Mais vu d’Asie, il est à 68 ans, une référence qui tient le choc de la comparaison avec Spielberg. La trilogie Detective Dee* peut s’appréhender comme le pendant chinois de la saga Indiana Jones avec laquelle elle partage certaines similitudes. Le héros charismatique aussi intellectuel que physique, le mélange d’aventure et d’humour. Et surtout cette approche ludique de l’Histoire que les légendes populaires viennent chargés de magie. Le troisième volet de Detective Dee voit de nouveau l’enquêteur – campé par Mark Chao depuis l’épisode précédent – démêler les sombres intrigues de l’impératrice Wu Zetian dans la Chine du VIIème siècle.

La légende des rois célestes est sans doute l’épisode le plus abouti de la franchise. Avec ce troisième tournage en 3D, Tsui Hark atteint un degré de maîtrise formelle épatant. À l’instar de Spielberg ou Cameron, il est l’un des rares réalisateurs à calibrer sa mise en scène pour la projection 3D. Insistant sur les effets de profondeur et de perspective dans la composition des ses cadres créant une sensation d’immersion décuplée. Il fait voltiger sa caméra dans l’espace et suit l’action avec un sens du mouvement et une grâce remarquables. Même les scènes de dialogue bénéficient d’intentions similaires et favorisent les plans moyens pour intégrer les personnages dans leur environnement plutôt que de les emprisonner dans des gros plans. A croire que la 3D est l’outil qui lui manquait.

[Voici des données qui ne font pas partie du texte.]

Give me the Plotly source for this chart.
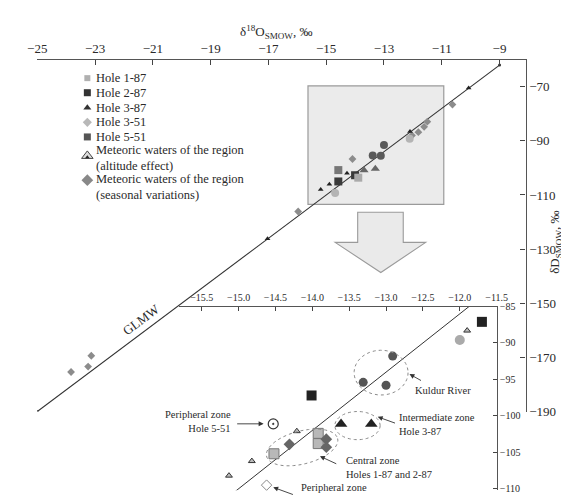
import numpy as np
import plotly.graph_objects as go

W, H = 569, 498
FONT = "Liberation Serif, Times New Roman, serif"
TXT = "#2a2a2a"

# ---------------- main chart data (δ18O, δD) ----------------
glmw_x = [-25.0, -9.0]
glmw_y = [-190.0, -62.0]

seasonal_x = [-23.83, -23.24, -23.13, -15.97, -14.09, -12.03, -11.81, -11.61, -11.50, -10.63]
seasonal_y = [-175.4, -173.4, -169.4, -116.1, -96.7, -88.0, -86.8, -84.8, -82.9, -76.6]

altitude_x = [-14.28, -15.19, -14.89, -12.10, -10.07, -17.03]
altitude_y = [-102.0, -108.0, -106.0, -86.5, -70.5, -126.2]

river_dark_x = [-13.00, -13.39, -13.11]
river_dark_y = [-91.5, -95.4, -95.5]
river_light_x = [-12.11, -14.69]
river_light_y = [-89.2, -109.3]

hole187_x = [-13.89]
hole187_y = [-103.6]
hole287_x = [-14.58, -14.00]
hole287_y = [-105.0, -102.7]
hole387_x = [-13.69, -13.30]
hole387_y = [-100.9, -100.3]
hole551_x = [-14.58]
hole551_y = [-100.8]

main_xticks = [-25, -23, -21, -19, -17, -15, -13, -11, -9]
main_yticks = [-70, -90, -110, -130, -150, -170, -190]

# zoom box shown in the main chart
box_x = [-15.63, -10.93]
box_y = [-113.5, -69.7]

# ---------------- inset data ----------------
in_glmw_x = [-15.15, -11.875]
in_glmw_y = [-111.2, -85.0]

in_river_light_x = [-12.00]
in_river_light_y = [-89.6]
in_river_dark_x = [-12.91, -13.00, -13.31]
in_river_dark_y = [-91.8, -95.8, -95.4]
in_hole287_x = [-11.70, -14.01]
in_hole287_y = [-87.1, -97.2]
in_hole551_x = [-14.53]
in_hole551_y = [-101.1]
in_alt_x = [-11.90, -14.21, -14.82, -15.13]
in_alt_y = [-88.3, -102.1, -106.2, -108.2]
in_hole387_x = [-13.61, -13.20]
in_hole387_y = [-101.1, -101.1]
in_hole187_x = [-13.92, -13.92, -14.52]
in_hole187_y = [-102.4, -103.8, -105.2]
in_seasonal_x = [-14.31, -13.81, -13.81]
in_seasonal_y = [-103.9, -103.2, -104.3]
in_hole351_x = [-14.62]
in_hole351_y = [-109.5]

inset_xticks = [-15.5, -15.0, -14.5, -14.0, -13.5, -13.0, -12.5, -12.0, -11.5]
inset_yticks = [-85, -90, -95, -100, -105, -110]

legend_labels = ["Hole 1-87", "Hole 2-87", "Hole 3-87", "Hole 3-51", "Hole 5-51",
                 "Meteoric waters of the region<br>(altitude effect)",
                 "Meteoric waters of the region<br>(seasonal variations)"]

# ---------------- layout geometry (pixels) ----------------
MX0, MX1, MY0, MY1 = 20, 527, 47, 409          # main plot area
MXR = [-25.0, -8.1]
MYR = [-190.0, -60.0]
IX0, IX1, IY0, IY1 = 167, 497, 301, 490         # inset plot area
IXR = [-15.81, -11.5]
IYR = [-110.2, -85.0]


def ipx2d(px, py):
    x = IXR[0] + (px - IX0) / (IX1 - IX0) * (IXR[1] - IXR[0])
    y = IYR[1] - (py - IY0) / (IY1 - IY0) * (IYR[1] - IYR[0])
    return x, y


def mpx2d(px, py):
    x = MXR[0] + (px - MX0) / (MX1 - MX0) * (MXR[1] - MXR[0])
    y = MYR[1] - (py - MY0) / (MY1 - MY0) * (MYR[1] - MYR[0])
    return x, y


fig = go.Figure()


def sc(x, y, symbol, size, color, line_color=None, line_w=0, xa="x", ya="y"):
    fig.add_trace(go.Scatter(
        x=x, y=y, mode="markers", xaxis=xa, yaxis=ya, showlegend=False,
        hoverinfo="skip", cliponaxis=False,
        marker=dict(symbol=symbol, size=size, color=color,
                    line=dict(color=line_color or color, width=line_w))))


# main chart
fig.add_trace(go.Scatter(x=glmw_x, y=glmw_y, mode="lines+markers", showlegend=False,
                         line=dict(color="#333333", width=1.1),
                         marker=dict(size=3, color="#333333"), hoverinfo="skip"))
sc(seasonal_x, seasonal_y, "diamond", 6, "#8c8c8c")
sc(river_light_x, river_light_y, "circle", 8, "#b4b4b4")
sc(river_dark_x, river_dark_y, "circle", 8, "#5a5a5a")
sc(hole551_x, hole551_y, "square", 8, "#777777")
sc(hole287_x, hole287_y, "square", 8, "#3a3a3a")
sc(hole187_x, hole187_y, "square", 8, "#aaaaaa")
sc(hole387_x, hole387_y, "triangle-up", 8, "#666666")
sc(altitude_x, altitude_y, "triangle-up", 5, "#222222")

# inset
fig.add_trace(go.Scatter(x=in_glmw_x, y=in_glmw_y, mode="lines", showlegend=False,
                         xaxis="x2", yaxis="y2", line=dict(color="#333333", width=1.0),
                         hoverinfo="skip"))
sc(in_river_light_x, in_river_light_y, "circle", 10, "#aaaaaa", xa="x2", ya="y2")
sc(in_river_dark_x, in_river_dark_y, "circle", 9, "#555555", xa="x2", ya="y2")
sc(in_hole287_x, in_hole287_y, "square", 10, "#222222", xa="x2", ya="y2")
sc(in_hole551_x, in_hole551_y, "circle-dot", 10, "#ffffff", "#333333", 1.2, xa="x2", ya="y2")
sc(in_alt_x, in_alt_y, "triangle-up", 6, "#bbbbbb", "#333333", 1, xa="x2", ya="y2")
sc(in_hole387_x, in_hole387_y, "triangle-up", 11, "#222222", xa="x2", ya="y2")
sc(in_hole187_x, in_hole187_y, "square", 10, "#b8b8b8", "#777777", 1, xa="x2", ya="y2")
sc(in_seasonal_x, in_seasonal_y, "diamond", 9, "#666666", xa="x2", ya="y2")
sc(in_hole351_x, in_hole351_y, "diamond", 8, "#ffffff", "#888888", 1, xa="x2", ya="y2")

# legend keys on a hidden pixel axis
leg_sym = ["square", "square", "triangle-up", "diamond", "square", "triangle-up", "diamond"]
leg_col = ["#b0b0b0", "#333333", "#333333", "#b8b8b8", "#555555", "#dddddd", "#888888"]
leg_size = [6, 7, 7, 7, 7, 10, 9]
leg_px = 72
leg_py = [66, 81, 96.5, 111.5, 126.5, 146, 171]
for s, c, z, py in zip(leg_sym, leg_col, leg_size, leg_py):
    sc([leg_px], [py], s, z, c, "#444444" if s == "triangle-up" and z == 10 else None,
       1 if z == 10 and s == "triangle-up" else 0, xa="x3", ya="y3")
sc([leg_px], [147.5], "triangle-up", 4, "#222222", xa="x3", ya="y3")

annotations = []
leg_text_py = [66, 81, 96.5, 111.5, 126.5, 148, 178]
for lab, py in zip(legend_labels, leg_text_py):
    annotations.append(dict(x=79, y=py, xref="x3", yref="y3", text=lab, showarrow=False,
                            xanchor="left", yanchor="middle", align="left",
                            font=dict(family=FONT, size=12.5, color=TXT)))

# axis titles
annotations.append(dict(x=268, y=19, xref="x3", yref="y3",
                        text="δ<sup>18</sup>O<sub>SMOW</sub>, ‰", showarrow=False,
                        font=dict(family=FONT, size=13, color=TXT)))
annotations.append(dict(x=558, y=235, xref="x3", yref="y3", textangle=-90,
                        text="δD<sub>SMOW</sub>, ‰", showarrow=False,
                        font=dict(family=FONT, size=13, color=TXT)))
annotations.append(dict(x=128, y=314, xref="x3", yref="y3", textangle=-36.6,
                        text="GLMW", showarrow=False,
                        font=dict(family=FONT, size=13, color=TXT)))

# inset labels
small = dict(family=FONT, size=10.5, color=TXT)
annotations += [
    dict(x=223, y=419, xref="x3", yref="y3", text="Peripheral zone<br>Hole 5-51",
         showarrow=False, xanchor="right", align="right", font=small),
    dict(x=410, y=387, xref="x3", yref="y3", text="Kuldur River",
         showarrow=False, xanchor="left", font=small),
    dict(x=394, y=422, xref="x3", yref="y3", text="Intermediate zone<br>Hole 3-87",
         showarrow=False, xanchor="left", align="left", font=small),
    dict(x=338, y=467, xref="x3", yref="y3", text="Central zone<br>Holes 1-87 and 2-87",
         showarrow=False, xanchor="left", align="left", font=small),
    dict(x=292, y=494, xref="x3", yref="y3", text="Peripheral zone<br>Hole 3-51",
         showarrow=False, xanchor="left", align="left", font=small),
]
arrows = [((255, 421.7), (226, 421.7)), ((406.5, 370.5), (420, 378)),
          ((373.5, 414.5), (393, 421.5)), ((313.5, 455), (332, 463.5)),
          ((265, 487), (287, 495))]
for (hx, hy), (tx, ty) in arrows:
    annotations.append(dict(x=hx, y=hy, xref="x3", yref="y3", ax=tx, ay=ty,
                            axref="x3", ayref="y3", text="", showarrow=True,
                            arrowhead=2, arrowsize=1.1, arrowwidth=0.9, arrowcolor="#333333"))

# shapes
shapes = [dict(type="rect", xref="x", yref="y", x0=box_x[0], x1=box_x[1],
               y0=box_y[0], y1=box_y[1], fillcolor="#ebebeb",
               line=dict(color="#9a9a9a", width=1.2), layer="below")]
arrow_px = [(352.7, 204), (400, 204), (400, 235), (423.3, 235), (376.7, 266),
            (329.3, 235), (352.7, 235)]
pts = [mpx2d(*p) for p in arrow_px]
path = "M " + " L ".join(f"{x:.4f},{y:.4f}" for x, y in pts) + " Z"
shapes.append(dict(type="path", xref="x", yref="y", path=path, fillcolor="#eaeaea",
                   line=dict(color="#9a9a9a", width=1.1), layer="below"))


def ellipse(cx, cy, rx, ry, ang):
    t = np.linspace(0, 2 * np.pi, 60)
    a = np.deg2rad(ang)
    ex = cx + rx * np.cos(t) * np.cos(a) - ry * np.sin(t) * np.sin(a)
    ey = cy + rx * np.cos(t) * np.sin(a) + ry * np.sin(t) * np.cos(a)
    p = [ipx2d(px, py) for px, py in zip(ex, ey)]
    return "M " + " L ".join(f"{x:.4f},{y:.4f}" for x, y in p) + " Z"


for cx, cy, rx, ry, ang in [(377, 369, 28, 23, 0), (352.5, 423.5, 23.5, 14.5, 0),
                            (295, 446, 38, 17, -14)]:
    shapes.append(dict(type="path", xref="x2", yref="y2", path=ellipse(cx, cy, rx, ry, ang),
                       line=dict(color="#8a8a8a", width=1, dash="dot")))

axis_common = dict(showgrid=False, zeroline=False, showline=True, linecolor="#555555",
                   linewidth=1.2, ticks="inside", tickcolor="#444444", tickwidth=1,
                   fixedrange=True)

fig.update_layout(
    width=W, height=H, margin=dict(l=0, r=0, t=0, b=0),
    paper_bgcolor="white", plot_bgcolor="rgba(0,0,0,0)", showlegend=False,
    xaxis=dict(domain=[MX0 / W, MX1 / W], range=MXR, side="top", anchor="y",
               tickvals=main_xticks, ticklen=5,
               tickfont=dict(family=FONT, size=13, color=TXT), **axis_common),
    yaxis=dict(domain=[1 - MY1 / H, 1 - MY0 / H], range=MYR, side="right", anchor="x",
               tickvals=main_yticks, ticklen=5,
               tickfont=dict(family=FONT, size=13, color=TXT), **axis_common),
    xaxis2=dict(domain=[IX0 / W, IX1 / W], range=IXR, side="top", anchor="y2",
                tickvals=inset_xticks, tickformat=".1f", ticklen=4,
                tickfont=dict(family=FONT, size=10, color=TXT), **axis_common),
    yaxis2=dict(domain=[1 - IY1 / H, 1 - IY0 / H], range=IYR, side="right", anchor="x2",
                tickvals=inset_yticks, ticklen=4,
                tickfont=dict(family=FONT, size=10, color=TXT), **axis_common),
    xaxis3=dict(domain=[0, 1], range=[0, W], visible=False, anchor="y3", fixedrange=True),
    yaxis3=dict(domain=[0, 1], range=[H, 0], visible=False, anchor="x3", fixedrange=True),
    annotations=annotations, shapes=shapes,
)

fig.write_html("out.html", config=dict(displayModeBar=False))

Avouons cependant que les effets-spéciaux ne sont pas toujours du niveau de ceux d’Hollywood, mais remettons les choses dans leur contexte : Tsui Hark a réalisé son film pour 20 million de dollars américain (un dixième du budget d’un blockbuster moyen). Un tour de force quand on voit le résultat à l’écran, et le final dantesque notamment. Il les dépasse même largement en terme de création d’un univers esthétique riche et cohérent. Le récit, parfois hardu, est traversé de personnages haut en couleurs et immédiatement attachants. Comme le fidèle second du Détective, Shatuo Zhong (Kenny Lin), side kick aussi comique que touchant. Film à intrigue et spectacle total, Detective Dee démontre une nouvelle fois la maestria d’un réalisateur-artisan surdoué, dévoué au cinéma populaire.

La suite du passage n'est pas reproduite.